■ SET PROBLEM
Quote all lines below exactly. Images stay out.

■ EXTRACTED ENTRIES
• • • •

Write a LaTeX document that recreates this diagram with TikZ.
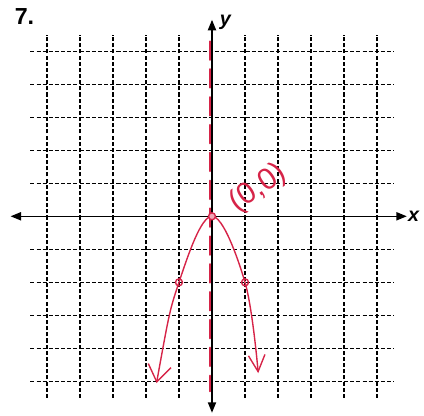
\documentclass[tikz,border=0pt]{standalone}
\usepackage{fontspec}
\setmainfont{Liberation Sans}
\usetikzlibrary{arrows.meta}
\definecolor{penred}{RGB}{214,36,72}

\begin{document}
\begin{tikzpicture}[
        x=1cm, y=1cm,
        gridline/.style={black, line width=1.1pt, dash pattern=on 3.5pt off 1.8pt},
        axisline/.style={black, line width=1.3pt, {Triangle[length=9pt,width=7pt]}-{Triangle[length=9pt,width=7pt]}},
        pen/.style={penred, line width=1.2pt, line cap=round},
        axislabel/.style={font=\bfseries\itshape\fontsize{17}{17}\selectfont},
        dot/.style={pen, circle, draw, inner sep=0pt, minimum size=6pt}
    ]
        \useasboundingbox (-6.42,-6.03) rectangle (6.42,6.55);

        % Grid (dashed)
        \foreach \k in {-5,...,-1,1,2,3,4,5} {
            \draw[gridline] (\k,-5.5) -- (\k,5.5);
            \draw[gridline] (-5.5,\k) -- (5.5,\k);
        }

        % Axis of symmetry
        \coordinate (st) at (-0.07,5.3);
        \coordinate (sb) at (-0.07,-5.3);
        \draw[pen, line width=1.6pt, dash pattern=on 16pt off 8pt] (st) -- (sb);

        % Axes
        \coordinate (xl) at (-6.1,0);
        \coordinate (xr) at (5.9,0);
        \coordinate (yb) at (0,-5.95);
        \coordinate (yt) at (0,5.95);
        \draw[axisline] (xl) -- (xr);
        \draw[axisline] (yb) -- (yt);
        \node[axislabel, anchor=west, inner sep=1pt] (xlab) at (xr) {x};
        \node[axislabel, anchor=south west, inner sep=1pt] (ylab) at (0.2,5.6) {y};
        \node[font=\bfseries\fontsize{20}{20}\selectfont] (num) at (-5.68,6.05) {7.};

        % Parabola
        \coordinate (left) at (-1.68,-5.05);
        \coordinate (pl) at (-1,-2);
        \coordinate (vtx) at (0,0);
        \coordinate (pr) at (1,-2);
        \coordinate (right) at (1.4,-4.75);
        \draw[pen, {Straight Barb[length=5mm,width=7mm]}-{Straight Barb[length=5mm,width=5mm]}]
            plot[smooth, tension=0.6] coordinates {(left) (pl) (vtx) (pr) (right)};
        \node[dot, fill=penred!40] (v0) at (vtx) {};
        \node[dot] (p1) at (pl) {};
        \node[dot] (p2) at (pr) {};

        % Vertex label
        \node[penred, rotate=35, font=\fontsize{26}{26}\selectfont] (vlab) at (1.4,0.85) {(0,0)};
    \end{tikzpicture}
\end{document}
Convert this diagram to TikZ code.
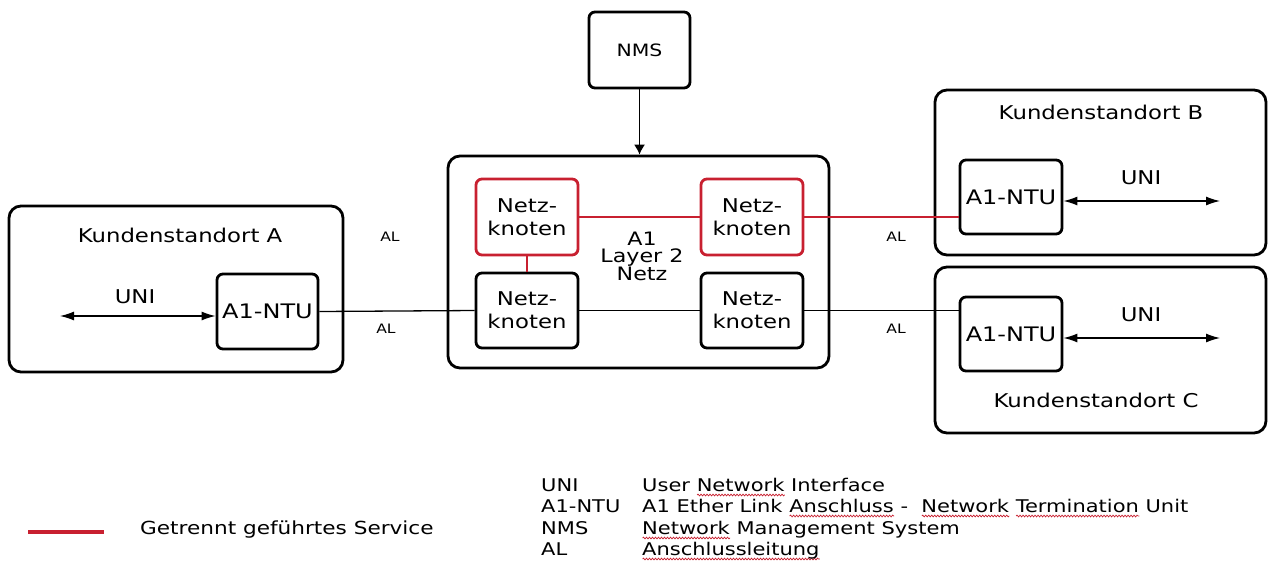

• • • •

■ OUTPUT BELOW
Write a LaTeX document that recreates this diagram with TikZ.
\documentclass[tikz,border=0pt]{standalone}
\usepackage{fontspec}
\setmainfont{Liberation Sans}
\usetikzlibrary{arrows.meta}
\definecolor{penred}{RGB}{214,36,72}

\begin{document}
\begin{tikzpicture}[
        x=1cm, y=1cm,
        gridline/.style={black, line width=1.1pt, dash pattern=on 3.5pt off 1.8pt},
        axisline/.style={black, line width=1.3pt, {Triangle[length=9pt,width=7pt]}-{Triangle[length=9pt,width=7pt]}},
        pen/.style={penred, line width=1.2pt, line cap=round},
        axislabel/.style={font=\bfseries\itshape\fontsize{17}{17}\selectfont},
        dot/.style={pen, circle, draw, inner sep=0pt, minimum size=6pt}
    ]
        \useasboundingbox (-6.42,-6.03) rectangle (6.42,6.55);

        % Grid (dashed)
        \foreach \k in {-5,...,-1,1,2,3,4,5} {
            \draw[gridline] (\k,-5.5) -- (\k,5.5);
            \draw[gridline] (-5.5,\k) -- (5.5,\k);
        }

        % Axis of symmetry
        \coordinate (st) at (-0.07,5.3);
        \coordinate (sb) at (-0.07,-5.3);
        \draw[pen, line width=1.6pt, dash pattern=on 16pt off 8pt] (st) -- (sb);

        % Axes
        \coordinate (xl) at (-6.1,0);
        \coordinate (xr) at (5.9,0);
        \coordinate (yb) at (0,-5.95);
        \coordinate (yt) at (0,5.95);
        \draw[axisline] (xl) -- (xr);
        \draw[axisline] (yb) -- (yt);
        \node[axislabel, anchor=west, inner sep=1pt] (xlab) at (xr) {x};
        \node[axislabel, anchor=south west, inner sep=1pt] (ylab) at (0.2,5.6) {y};
        \node[font=\bfseries\fontsize{20}{20}\selectfont] (num) at (-5.68,6.05) {7.};

        % Parabola
        \coordinate (left) at (-1.68,-5.05);
        \coordinate (pl) at (-1,-2);
        \coordinate (vtx) at (0,0);
        \coordinate (pr) at (1,-2);
        \coordinate (right) at (1.4,-4.75);
        \draw[pen, {Straight Barb[length=5mm,width=7mm]}-{Straight Barb[length=5mm,width=5mm]}]
            plot[smooth, tension=0.6] coordinates {(left) (pl) (vtx) (pr) (right)};
        \node[dot, fill=penred!40] (v0) at (vtx) {};
        \node[dot] (p1) at (pl) {};
        \node[dot] (p2) at (pr) {};

        % Vertex label
        \node[penred, rotate=35, font=\fontsize{26}{26}\selectfont] (vlab) at (1.4,0.85) {(0,0)};
    \end{tikzpicture}
\end{document}
Convert this diagram to TikZ code.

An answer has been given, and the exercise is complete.